Intro/Greetings (zardi)

I’ll be doing some more reading about Grin. A number of community members on twitter have already sent me a bunch of links to check out.

Here’s a question that comes to mind: How would Grin deal with a potential spam attack?

For example, Zcash was recently spam attacked — the chain was bloated from less than 40GB last year to nearly 220GB today. The attack was extremely cheap to orchestrate on Zcash because they have a foolish fee mechanism where all transactions have a fee of 0.0001 ZEC — no matter how many outputs a transaction has. Moreover, the ECC (the corporation behind Zcash) can’t even address the issue with their proposal (ZIP 317) until they clean up a ton of technical debt first, so Zcash will likely continue to be spam attacked for quite some time.

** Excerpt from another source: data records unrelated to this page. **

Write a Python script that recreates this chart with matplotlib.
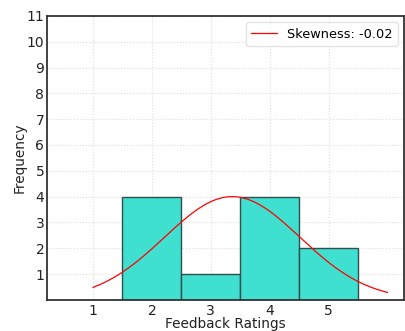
import numpy as np
import matplotlib
matplotlib.use("Agg")
import matplotlib.pyplot as plt

# Feedback ratings (raw data)
ratings = [2, 2, 2, 2, 3, 4, 4, 4, 4, 5, 5]
bin_edges = [1.5, 2.5, 3.5, 4.5, 5.5]
x_ticks = [1, 2, 3, 4, 5]
y_ticks = list(range(1, 12))

data = np.array(ratings, dtype=float)
mu = data.mean()
sd = data.std()
skew = np.mean((data - mu) ** 3) / sd ** 3

fig = plt.figure(figsize=(4.06, 3.31), dpi=100)
ax = fig.add_axes([0.116, 0.094, 0.879, 0.858])

counts, _, _ = ax.hist(data, bins=bin_edges, color="#40E0D0",
                       edgecolor="#2f4f4f", linewidth=1.0, zorder=2)

xs = np.linspace(data.min() - 1, data.max() + 1, 200)
curve = np.exp(-(xs - mu) ** 2 / (2 * sd ** 2))
curve = curve * counts.max()
ax.plot(xs, curve, color="red", linewidth=0.9, zorder=3,
        label="Skewness: %.2f" % skew)

ax.set_xlim(0.22, 6.28)
ax.set_ylim(0, 11)
ax.set_xticks(x_ticks)
ax.set_yticks(y_ticks)
ax.tick_params(length=0, labelsize=10, colors="#222222")
ax.tick_params(axis="y", pad=2)
ax.tick_params(axis="x", pad=3)
ax.grid(True, color="#dddddd", linestyle=":", linewidth=0.8, zorder=0)
ax.set_axisbelow(True)
for s in ax.spines.values():
    s.set_color("#333333")
    s.set_linewidth(1.3)

ax.set_xlabel("Feedback Ratings", fontsize=9.8, color="#222222", labelpad=-1)
ax.set_ylabel("Frequency", fontsize=9.8, color="#222222", labelpad=0)
ax.legend(loc="upper right", fontsize=9.3, frameon=True, framealpha=0.8,
          edgecolor="#dddddd", handlelength=2.0)

plt.savefig("out.png", dpi=100)
plt.close()
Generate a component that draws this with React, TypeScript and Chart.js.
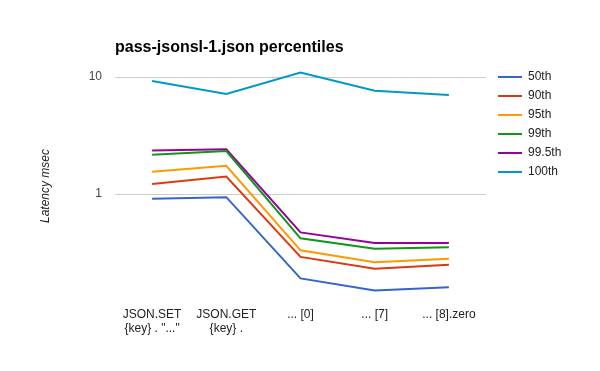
import React, { useEffect, useRef } from "react";
import { Chart, registerables } from "chart.js";
Chart.register(...registerables);

const chartTitle = "pass-jsonsl-1.json percentiles";
const yAxisTitle = "Latency msec";
const categories: (string | string[])[] = [
  ["JSON.SET", '{key} . "..."'],
  ["JSON.GET", "{key} ."],
  "... [0]",
  "... [7]",
  "... [8].zero",
];
const seriesNames = ["50th", "90th", "95th", "99th", "99.5th", "100th"];
const seriesColors = ["#3366cc", "#dc3912", "#ff9900", "#109618", "#990099", "#0099c6"];
const p50 = [0.91, 0.94, 0.19, 0.15, 0.16];
const p90 = [1.22, 1.41, 0.29, 0.23, 0.249];
const p95 = [1.55, 1.74, 0.33, 0.261, 0.28];
const p99 = [2.17, 2.33, 0.418, 0.341, 0.35];
const p995 = [2.36, 2.41, 0.47, 0.381, 0.381];
const p100 = [9.25, 7.16, 10.9, 7.64, 7.02];
const seriesValues = [p50, p90, p95, p99, p995, p100];
const yTicks = [1, 10];
const yMin = 0.1194;
const yMax = 11.48;

const FONT = "'Liberation Sans', Arial, sans-serif";

const overlayPlugin = {
  id: "overlay",
  afterDraw(chart: any) {
    const ctx = chart.ctx;
    ctx.save();
    ctx.fillStyle = "#000";
    ctx.font = `bold 16px ${FONT}`;
    ctx.textBaseline = "alphabetic";
    ctx.textAlign = "left";
    ctx.fillText(chartTitle, 115, 52);
    chart.data.datasets.forEach((ds: any, i: number) => {
      const y = 77 + i * 19;
      ctx.strokeStyle = ds.borderColor;
      ctx.lineWidth = 2;
      ctx.beginPath();
      ctx.moveTo(498, y);
      ctx.lineTo(522, y);
      ctx.stroke();
      ctx.fillStyle = "#222";
      ctx.font = `12px ${FONT}`;
      ctx.textBaseline = "middle";
      ctx.fillText(ds.label, 528, y);
    });
    ctx.restore();
  },
};

export default function App() {
  const ref = useRef<HTMLCanvasElement>(null);
  useEffect(() => {
    if (!ref.current) return;
    const chart = new Chart(ref.current, {
      type: "line",
      data: {
        labels: categories as any,
        datasets: seriesValues.map((vals, i) => ({
          label: seriesNames[i],
          data: vals,
          borderColor: seriesColors[i],
          backgroundColor: seriesColors[i],
          borderWidth: 2,
          pointRadius: 0,
          tension: 0,
          fill: false,
        })),
      },
      options: {
        responsive: false,
        animation: false,
        devicePixelRatio: 1,
        layout: { padding: { left: 34, right: 114, top: 70, bottom: 0 } },
        plugins: {
          legend: { display: false },
          title: { display: false },
          tooltip: { enabled: false },
        },
        scales: {
          x: {
            type: "category",
            offset: true,
            grid: { display: false, drawTicks: false },
            border: { display: false },
            ticks: {
              autoSkip: false,
              maxRotation: 0,
              minRotation: 0,
              padding: 5,
              color: "#222",
              font: { family: FONT, size: 12 },
            },
            afterFit(scale: any) {
              scale.height = 69;
            },
          },
          y: {
            type: "logarithmic",
            min: yMin,
            max: yMax,
            grid: { color: "#cccccc", lineWidth: 1, drawTicks: false },
            border: { display: false },
            ticks: {
              padding: 13,
              color: "#444",
              font: { family: FONT, size: 12 },
              callback: (v: any) => String(v),
            },
            afterBuildTicks(scale: any) {
              scale.ticks = yTicks.map((v) => ({ value: v }));
            },
            afterFit(scale: any) {
              scale.width = 81;
            },
            title: {
              display: true,
              text: yAxisTitle,
              color: "#222",
              font: { family: FONT, size: 12, style: "italic" },
              padding: { top: 4, bottom: 4 },
            },
          },
        },
      } as any,
      plugins: [overlayPlugin],
    });
    return () => chart.destroy();
  }, []);
  return (
    <div style={{ position: "fixed", left: 0, top: 0, width: 600, height: 371, background: "#fff" }}>
      <canvas ref={ref} width={600} height={371} style={{ display: "block" }} />
    </div>
  );
}
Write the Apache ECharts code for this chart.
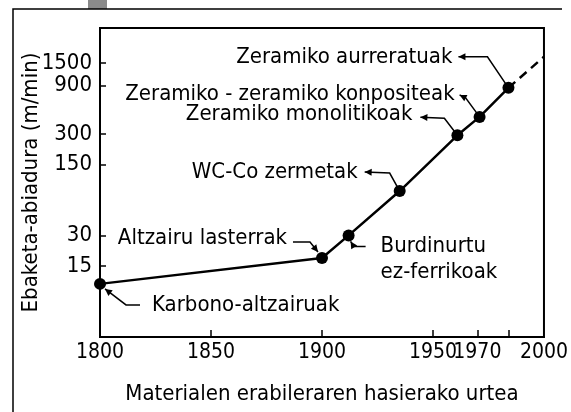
<!DOCTYPE html>
<html>
<head>
<meta charset="utf-8">
<script src="https://cdn.jsdelivr.net/npm/echarts@6/dist/echarts.min.js"></script>
<style>
  html, body { margin: 0; padding: 0; background: #fff; }
  #chart { width: 571px; height: 412px; }
</style>
</head>
<body>
<div id="chart"></div>
<script>
// data
const years = [1800, 1900, 1912, 1935, 1961, 1971, 1984];
const speeds = [10, 18, 30, 82, 290, 440, 850];
const extYears = [1984, 2000];
const extSpeeds = [850, 1720];
const names = [
  'Karbono-altzairuak',
  'Altzairu lasterrak',
  'Burdinurtu\nez-ferrikoak',
  'WC-Co zermetak',
  'Zeramiko monolitikoak',
  'Zeramiko - zeramiko konpositeak',
  'Zeramiko aurreratuak'
];
const yTicks = [15, 30, 150, 300, 900, 1500];
const xLabels = [1800, 1850, 1900, 1950, 1970, 2000];
const xTicks = [1850, 1900, 1950, 1970, 1984];

const FONT = '"Liberation Sans Narrow", "DejaVu Sans Condensed", sans-serif';
const FS = 22;

// label placement relative to each point: [dx, dy, align], leader path offsets (last = arrow tip)
const notes = [
  { text: [52, 21, 'left'], path: [[40, 21], [26, 21], [5, 5]] },
  { text: [-35, -20, 'right'], path: [[-29, -16], [-12, -16], [-4, -6]] },
  { text: [32, 24, 'left'], path: [[17, 11], [5, 11], [2, 6]] },
  { text: [-42, -19, 'right'], path: [[0, 0], [-10, -18], [-35, -19]] },
  { text: [-45, -21, 'right'], path: [[0, 0], [-13, -17], [-37, -18]] },
  { text: [-25, -23, 'right'], path: [[0, 0], [-14, -19], [-20, -22]] },
  { text: [-56, -31, 'right'], path: [[0, 0], [-21, -31], [-50, -31]] }
];

const chart = echarts.init(document.getElementById('chart'));

chart.setOption({
  animation: false,
  textStyle: { fontFamily: FONT },
  grid: {
    left: 100, right: 20, top: 28, bottom: 75,
    show: true, borderColor: '#000', borderWidth: 2
  },
  xAxis: {
    type: 'value',
    min: 1800, max: 2000,
    name: 'Materialen erabileraren hasierako urtea',
    nameLocation: 'middle',
    nameGap: 46,
    nameMoveOverlap: false,
    nameTextStyle: { fontSize: FS, color: '#000' },
    axisLine: { lineStyle: { color: '#000', width: 2 } },
    axisTick: { inside: true, length: 7, lineStyle: { color: '#000', width: 1.5 }, customValues: xTicks },
    axisLabel: { fontSize: 21, color: '#000', margin: 5, customValues: xLabels, formatter: v => String(v) },
    splitLine: { show: false }
  },
  yAxis: {
    type: 'log',
    min: 3, max: 3300,
    name: 'Ebaketa-abiadura (m/min)',
    nameLocation: 'middle',
    nameGap: 58,
    nameMoveOverlap: false,
    nameTextStyle: { fontSize: FS, color: '#000' },
    axisLine: { lineStyle: { color: '#000', width: 2 } },
    axisTick: { inside: true, length: 6, lineStyle: { color: '#000', width: 1.5 }, customValues: yTicks },
    axisLabel: { fontSize: FS, color: '#000', margin: 8, customValues: yTicks, formatter: v => String(v) },
    splitLine: { show: false }
  },
  series: [
    {
      type: 'line',
      data: years.map((y, i) => [y, speeds[i]]),
      symbol: 'circle',
      symbolSize: 12,
      itemStyle: { color: '#000' },
      lineStyle: { color: '#000', width: 2.5 },
      z: 3
    },
    {
      type: 'line',
      data: extYears.map((y, i) => [y, extSpeeds[i]]),
      showSymbol: false,
      lineStyle: { color: '#000', width: 2.5, type: [9, 6] },
      z: 2
    }
  ]
});

// annotations anchored to the plotted points
const gfx = [
  { type: 'rect', shape: { x: 88, y: 0, width: 19, height: 9 }, style: { fill: '#8a8a8a' } },
  { type: 'polyline', shape: { points: [[13, 412], [13, 9], [562, 9]] }, style: { stroke: '#000', lineWidth: 1.5, fill: null } }
];

years.forEach((yr, i) => {
  const p = chart.convertToPixel({ seriesIndex: 0 }, [yr, speeds[i]]);
  const n = notes[i];
  gfx.push({
    type: 'text',
    x: p[0] + n.text[0],
    y: p[1] + n.text[1],
    style: {
      text: names[i],
      font: FS + 'px ' + FONT,
      fill: '#000',
      align: n.text[2],
      verticalAlign: 'middle',
      lineHeight: 26
    }
  });
  const pts = n.path.map(d => [p[0] + d[0], p[1] + d[1]]);
  gfx.push({
    type: 'polyline',
    shape: { points: pts },
    style: { stroke: '#000', lineWidth: 1.5, fill: null }
  });
  const a = pts[pts.length - 2], b = pts[pts.length - 1];
  const ang = Math.atan2(b[1] - a[1], b[0] - a[0]);
  const L = 7, W = 3.5;
  const bx = b[0] - L * Math.cos(ang), by = b[1] - L * Math.sin(ang);
  gfx.push({
    type: 'polygon',
    shape: {
      points: [
        b,
        [bx + W * Math.sin(ang), by - W * Math.cos(ang)],
        [bx - W * Math.sin(ang), by + W * Math.cos(ang)]
      ]
    },
    style: { fill: '#000' }
  });
});

chart.setOption({ graphic: gfx });
</script>
</body>
</html>
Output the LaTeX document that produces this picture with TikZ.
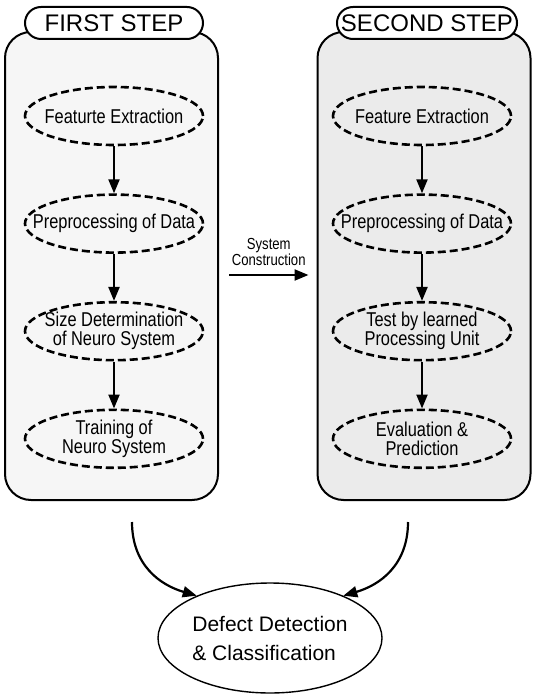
\documentclass[tikz,border=0pt]{standalone}
\usepackage{fontspec}
\setmainfont{Liberation Sans}
\newfontfamily\narrowfont[FakeStretch=0.82]{Liberation Sans}
\usetikzlibrary{positioning,shapes.geometric,arrows.meta}

\begin{document}
\begin{tikzpicture}[x=0.5pt,y=-0.5pt,
					>={Triangle[length=7pt,width=5.5pt]},
					auto,
					node distance=23.5pt,
					thick,
					panel/.style={draw,line width=1pt,rounded corners=13pt,minimum width=106.5pt,minimum height=234pt},
					title node/.style={draw,line width=1pt,fill=white,rounded corners=8pt,minimum width=89pt,minimum height=16pt,inner xsep=2pt,font=\fontsize{12}{14}\selectfont},
					step node/.style={ellipse,draw,dash pattern=on 4pt off 2pt,line width=1.3pt,minimum width=89pt,minimum height=29pt,inner xsep=-12pt,inner ysep=0pt,align=center,font=\narrowfont\fontsize{10}{9.5}\selectfont}]

  \useasboundingbox (0,0) rectangle (534,695);

  % the two steps
  \node[panel,fill=gray!7]  (P1) at (111.5,266) {};
  \node[panel,fill=gray!16] (P2) at (424,266) {};
  \node[title node] (T1) at (114,23) {FIRST STEP};
  \node[title node] (T2) at (427,23) {SECOND STEP};

  \node[step node] (A1) at (114,116) {Featurte Extraction};
  \node[step node] (A2) [below=of A1] {Preprocessing of Data};
  \node[step node] (A3) [below=of A2] {Size Determination\\of Neuro System};
  \node[step node] (A4) [below=of A3] {Training of\\Neuro System};

  \node[step node] (B1) at (422,116) {Feature Extraction};
  \node[step node] (B2) [below=of B1] {Preprocessing of Data};
  \node[step node] (B3) [below=of B2] {Test by learned\\Processing Unit};
  \node[step node] (B4) [below=of B3] {Evaluation \&\\Prediction};

  % result
  \node[ellipse,draw,line width=0.7pt,minimum width=112pt,minimum height=55pt,inner sep=0pt,align=left,font=\fontsize{10.5}{14.5}\selectfont] (R) at (270,638) {Defect Detection\\\& Classification};
  \coordinate (C1) at (132,522);
  \coordinate (C2) at (408,522);

  \path[->,line width=1.1pt]
    (A1) edge (A2)
    (A2) edge (A3)
    (A3) edge (A4)
    (B1) edge (B2)
    (B2) edge (B3)
    (B3) edge (B4);

  \draw[->,line width=1.1pt] ([xshift=5pt,yshift=-4.5pt]P1.east) -- node[above=1pt,align=center,font=\narrowfont\fontsize{8}{8}\selectfont] {System\\Construction} ([xshift=-4pt,yshift=-4.5pt]P2.west);

  \draw[->,line width=1.1pt] (C1) .. controls (132,565) and (160,585) .. (R.150);
  \draw[->,line width=1.1pt] (C2) .. controls (408,565) and (380,585) .. (R.30);
\end{tikzpicture}
\end{document}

I was able to find this link:

While it does go over how bitcoin, Ethereum, and basically every other blockchain would deal with a potential spam attack, it doesn’t explicitly point out how Grin would. ツ

Grin already uses sensible fees that are directly proportional to bandwidth and storage costs [1]. So the only thing that could be done if we see unnatural increases in block size that are suspected to be spam, is to scale up the fees by a large factor, e.g. x10.

This would require

  1. having as many network nodes and mining pools as possible change the accept_fee_base value in the node configuration, and

  2. also making wallets default to using these higher fees.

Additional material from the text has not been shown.